March 1 is CDP Theme Day and the theme is AGING.
This wonderful author is an elegant writer who began her career life as a nurse and THEN became a writer. At age 37 she published her first book for children. Ten years later she published her first book of short stories. At age 56 she published her first novel for adults, and at age 72 she was short-listed for the 2014 Giller Prize, the most prestigious prize for fiction given in Canada (worth $100,000 in November 2014).
Book signing after she delivered her talk
I am privileged to be on the board of the East Gwillimbury Friends of the Library, a group that hosted Frances Itani at an author reading in November 2014. EG is NOT Toronto where an author reading might encourage an audience of 25 or so readers to attend. NO! We are in East Gwillimbury (in the boonies 45 minutes north of Toronto) where our author readings consistently boast an audience of 80 or 100 people...or more.
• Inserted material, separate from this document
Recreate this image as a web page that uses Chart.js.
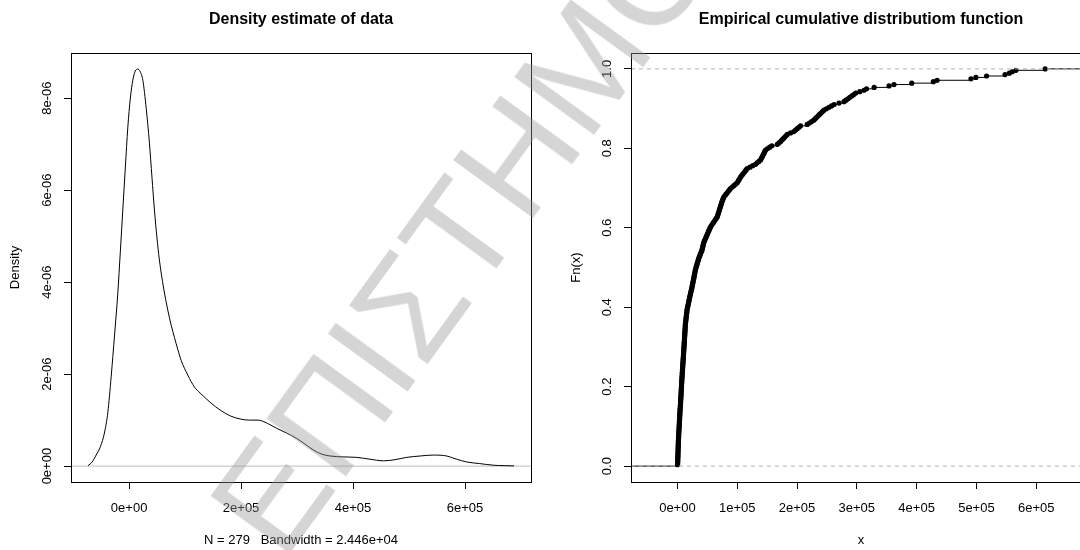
<!DOCTYPE html>
<html>
<head>
<meta charset="utf-8">
<script src="https://cdn.jsdelivr.net/npm/chart.js@4/dist/chart.umd.min.js"></script>
<style>
  html, body { margin: 0; padding: 0; background: #fff; }
  #stage { position: relative; width: 1080px; height: 550px; overflow: hidden; background: #fff; }
  #densityCanvas { position: absolute; left: 0; top: 0; }
  #ecdfCanvas { position: absolute; left: 540px; top: 0; }
  #mark {
    position: absolute; left: 0; top: 0; white-space: nowrap;
    font-family: "Liberation Sans", Arial, sans-serif; font-size: 143px; line-height: 1;
    color: rgba(150,150,150,0.4); pointer-events: none;
    transform-origin: 0 0;
    transform: translate(283px, 563px) rotate(-54deg) translate(0, -121px);
  }
</style>
</head>
<body>
<div id="stage">
  <canvas id="densityCanvas" width="540" height="550"></canvas>
  <canvas id="ecdfCanvas" width="560" height="550"></canvas>
  <div id="mark">ΕΠΙΣΤΗΜΟΝΙΚΟ</div>
</div>
<script>
// ---- kernel density estimate (N = 279, bw = 2.446e+04) ----
const densityX = [-73400, -66000, -58900, -51000, -44100, -38000, -32100, -26000, -20200, -15500,
  -11300, -6800, -2300, 2200, 6600, 11000, 15500, 20000, 24500, 30500,
  36300, 40800, 45200, 49600, 54100, 61600, 69100, 75000, 80900, 86900,
  92900, 104800, 116600, 126800, 146400, 162500, 181000, 200000, 215000, 230000,
  247000, 263800, 281000, 299500, 314000, 329100, 344000, 358900, 382000, 406600,
  430000, 454100, 475000, 495900, 520000, 543400, 567300, 585000, 603000, 626000,
  650500, 670000, 687400];
// density in units of 1e-06
const densityY = [0.01, 0.09, 0.24, 0.43, 0.72, 1.17, 1.94, 2.85, 3.76, 4.70,
  5.57, 6.48, 7.37, 8.00, 8.39, 8.59, 8.63, 8.57, 8.39, 7.78,
  7.02, 6.28, 5.57, 4.98, 4.48, 3.87, 3.39, 3.07, 2.80, 2.54,
  2.30, 1.98, 1.72, 1.59, 1.37, 1.22, 1.09, 1.02, 1.00, 1.00,
  0.93, 0.82, 0.72, 0.60, 0.48, 0.35, 0.26, 0.22, 0.20, 0.19,
  0.15, 0.115, 0.14, 0.19, 0.22, 0.24, 0.22, 0.15, 0.09, 0.055,
  0.02, 0.01, 0.005];

const densityXTicks = [0, 200000, 400000, 600000];
const densityXTickLabels = ['0e+00', '2e+05', '4e+05', '6e+05'];
const densityYTicks = [0, 2e-6, 4e-6, 6e-6, 8e-6];
const densityYTickLabels = ['0e+00', '2e-06', '4e-06', '6e-06', '8e-06'];
const densityXRange = [-103800, 717800];
const densityYRange = [-0.3454e-6, 8.9805e-6];

// ---- sorted observations for the empirical CDF ----
const ecdfX = [
  310, 405, 512, 598, 684, 741, 836, 902, 985, 1046, 1148, 1195, 1302, 1368, 1455, 1534, 1641, 1703, 1828, 1917, 2064,
  2183, 2296, 2452, 2571, 2698, 2839, 2948, 3091, 3207, 3362, 3478, 3611, 3734, 3869, 4002, 4128, 4266, 4391, 4532, 4689, 4871,
  5084, 5219, 5347, 5482, 5611, 5750, 5889, 6013, 6142, 6288, 6409, 6551, 6688, 6812, 6946, 7083, 7215, 7349, 7480, 7622, 7801,
  7954, 8121, 8263, 8419, 8577, 8730, 8886, 9042, 9197, 9353, 9512, 9668, 9821, 9977, 10134, 10290, 10447, 10612,
  10738, 10911, 11032, 11207, 11351, 11478, 11652, 11779, 11940, 12066, 12231, 12388, 12509, 12674, 12803, 12977, 13098, 13262, 13415,
  13684, 13990, 14233, 14547, 14805, 15112, 15360, 15671, 15917, 16220,
  16703, 17248, 17731, 18269, 18744, 19293, 19770, 20312, 20789, 21336, 21807,
  22391, 22918, 23522, 24037, 24625,
  25058, 25549, 25971, 26468, 26893, 27392, 27821, 28310, 28744, 29238, 29662, 30157,
  30822, 31563, 32231, 32968, 33627, 34365, 35033, 35741,
  36628, 37602, 38497, 39463, 40355, 41332,
  41837, 42408, 42911, 43489, 44005,
  45072, 46055, 47133, 48118, 49187, 50176, 51254, 52229, 53301, 54278, 55352,
  56907, 58556, 60104, 61758, 63297, 64947, 66498,
  67291, 68009, 68803, 69518, 70314, 71016, 71822, 72528, 73324, 74037, 74833,
  75718, 76704, 77589,
  79512, 81326, 83238, 85057, 86979, 88797,
  91631, 94377, 97228, 99985,
  101406, 102738, 104157, 105488,
  107398, 109215, 111127, 112936, 114858, 116674,
  121352, 125937, 130628,
  133378, 136227, 138986,
  140234, 141388, 142637, 143789, 145036, 146188, 147426,
  150876, 154423, 157974,
  167021, 169774, 172527,
  174718, 177003, 179197, 181488, 183676,
  189227, 194673,
  197554, 200327, 203206, 205974,
  217026,
  220674, 224328, 227971,
  230457, 232834, 235318, 237685, 240169, 242541, 245028,
  249226, 253527, 257724, 262031,
  270223, 278531,
  281774, 285129, 288372, 291728, 294976,
  298140, 304870, 311920, 316230, 328950, 353880, 362140, 391870, 427960, 434210,
  490870, 499130, 516940, 547860, 555120, 559870, 566130, 614920
];

const ecdfXTicks = [0, 100000, 200000, 300000, 400000, 500000, 600000];
const ecdfXTickLabels = ['0e+00', '1e+05', '2e+05', '3e+05', '4e+05', '5e+05', '6e+05'];
const ecdfYTicks = [0, 0.2, 0.4, 0.6, 0.8, 1.0];
const ecdfYTickLabels = ['0.0', '0.2', '0.4', '0.6', '0.8', '1.0'];
const ecdfXRange = [-77600, 691600];
const ecdfYRange = [-0.04, 1.04];

// ---- shared look ----
const FONT = '"Liberation Sans", Arial, Helvetica, sans-serif';
Chart.defaults.font.family = FONT;
Chart.defaults.font.size = 13;
Chart.defaults.color = '#000';

// plain box around the plotting region
const plotFrame = {
  id: 'plotFrame',
  afterDatasetsDraw(chart) {
    const { ctx, chartArea: a } = chart;
    ctx.save();
    ctx.strokeStyle = '#000';
    ctx.lineWidth = 1;
    ctx.strokeRect(Math.round(a.left) + 0.5, Math.round(a.top) + 0.5,
                   Math.round(a.right - a.left), Math.round(a.bottom - a.top));
    ctx.restore();
  }
};

function tickGrid() {
  return { display: true, drawOnChartArea: false, drawTicks: true, tickLength: 7,
           color: '#000', tickColor: '#000', lineWidth: 1 };
}

function fixedTicks(values) {
  return scale => { scale.ticks = values.map(v => ({ value: v })); };
}

function baseOptions(titleText) {
  return {
    responsive: false,
    animation: false,
    devicePixelRatio: 1,
    layout: { padding: { left: 0, right: 9, top: 0, bottom: 0 } },
    plugins: {
      legend: { display: false },
      tooltip: { enabled: false },
      title: {
        display: true, text: titleText, fullSize: false, color: '#000',
        font: { size: 16, weight: 'bold' },
        padding: { top: 10.4, bottom: 23.4 }
      }
    }
  };
}

// ---- left panel: density ----
const densityOpts = baseOptions('Density estimate of data');
densityOpts.scales = {
  x: {
    type: 'linear', min: densityXRange[0], max: densityXRange[1],
    afterBuildTicks: fixedTicks(densityXTicks),
    afterFit: s => { s.height = 68; },
    grid: tickGrid(), border: { display: false },
    ticks: { padding: 11.2, maxRotation: 0, autoSkip: false,
             callback: (v, i) => densityXTickLabels[i] },
    title: { display: true, text: 'N = 279   Bandwidth = 2.446e+04',
             font: { size: 13 }, padding: { top: 0, bottom: 1.7 } }
  },
  y: {
    type: 'linear', min: densityYRange[0], max: densityYRange[1],
    afterBuildTicks: fixedTicks(densityYTicks),
    afterFit: s => { s.width = 71; },
    grid: tickGrid(), border: { display: false },
    ticks: { minRotation: 90, maxRotation: 90, crossAlign: 'center', padding: -2,
             autoSkip: false, callback: (v, i) => densityYTickLabels[i] },
    title: { display: true, text: 'Density', font: { size: 13 },
             padding: { top: 7.6, bottom: 0 } }
  }
};

new Chart(document.getElementById('densityCanvas'), {
  type: 'line',
  data: {
    datasets: [
      {
        label: 'density',
        data: densityX.map((x, i) => ({ x: x, y: densityY[i] * 1e-6 })),
        borderColor: '#000', borderWidth: 1, pointRadius: 0,
        cubicInterpolationMode: 'monotone', fill: false, order: 0
      },
      {
        label: 'zero',
        data: [{ x: densityXRange[0], y: 0 }, { x: densityXRange[1], y: 0 }],
        borderColor: '#bebebe', borderWidth: 1, pointRadius: 0, fill: false, order: 1
      }
    ]
  },
  options: densityOpts,
  plugins: [plotFrame]
});

// ---- right panel: empirical CDF ----
const n = ecdfX.length;
const ecdfPoints = ecdfX.map((x, i) => ({ x: x, y: (i + 1) / n }));

// horizontal pieces of the step function (no verticals)
const stepPieces = [{ x: ecdfXRange[0], y: 0 }, { x: ecdfX[0], y: 0 }, { x: ecdfX[0], y: null }];
ecdfX.forEach((x, i) => {
  const level = (i + 1) / n;
  const next = i < n - 1 ? ecdfX[i + 1] : ecdfXRange[1];
  stepPieces.push({ x: x, y: level }, { x: next, y: level }, { x: next, y: null });
});

const refLines = [
  { x: ecdfXRange[0], y: 0 }, { x: ecdfXRange[1], y: 0 }, { x: ecdfXRange[1], y: null },
  { x: ecdfXRange[0], y: 1 }, { x: ecdfXRange[1], y: 1 }
];

const ecdfOpts = baseOptions('Empirical cumulative distributiom function');
ecdfOpts.scales = {
  x: {
    type: 'linear', min: ecdfXRange[0], max: ecdfXRange[1],
    afterBuildTicks: fixedTicks(ecdfXTicks),
    afterFit: s => { s.height = 68; },
    grid: tickGrid(), border: { display: false },
    ticks: { padding: 11.2, maxRotation: 0, autoSkip: false,
             callback: (v, i) => ecdfXTickLabels[i] },
    title: { display: true, text: 'x', font: { size: 13 },
             padding: { top: 0, bottom: 1.7 } }
  },
  y: {
    type: 'linear', min: ecdfYRange[0], max: ecdfYRange[1],
    afterBuildTicks: fixedTicks(ecdfYTicks),
    afterFit: s => { s.width = 91; },
    grid: tickGrid(), border: { display: false },
    ticks: { minRotation: 90, maxRotation: 90, crossAlign: 'center', padding: 7.4,
             autoSkip: false, callback: (v, i) => ecdfYTickLabels[i] },
    title: { display: true, text: 'Fn(x)', font: { size: 13 },
             padding: { top: 28.2, bottom: 0 } }
  }
};

new Chart(document.getElementById('ecdfCanvas'), {
  type: 'line',
  data: {
    datasets: [
      {
        label: 'reference levels',
        data: refLines,
        borderColor: '#b3b3b3', borderWidth: 1, borderDash: [4, 4],
        pointRadius: 0, spanGaps: false, fill: false, order: 0
      },
      {
        label: 'Fn(x)',
        data: ecdfPoints,
        showLine: false, pointRadius: 2.6, pointBorderWidth: 0,
        pointBackgroundColor: '#000', pointBorderColor: '#000', order: 1
      },
      {
        label: 'steps',
        data: stepPieces,
        borderColor: '#000', borderWidth: 1, pointRadius: 0,
        spanGaps: false, fill: false, order: 2
      }
    ]
  },
  options: ecdfOpts,
  plugins: [plotFrame]
});
</script>
</body>
</html>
I kid you not! Yep, people here READ!!
My favourite Itani book is Deafening - a deeply profound novel about what it was like to be the deaf wife of a Canadian soldier in WWI.
The book for which Itani came close to being winner of the Giller Prize, Tell, is about two small-town Ontario families facing loss at the end of WWI ( a sort-of followup to Deafening, although the books can certainly be read independently.)
As interested about her audience as we were about her
Remembering the Bones is a bit weird, I confess, but I did read it to the end. And once I got used to the idea that the protagonist was dying, I became curious about what might happen next.
One book I have not yet read, Requiem, is said by friends of mine to be her best, so it's on my must-read list.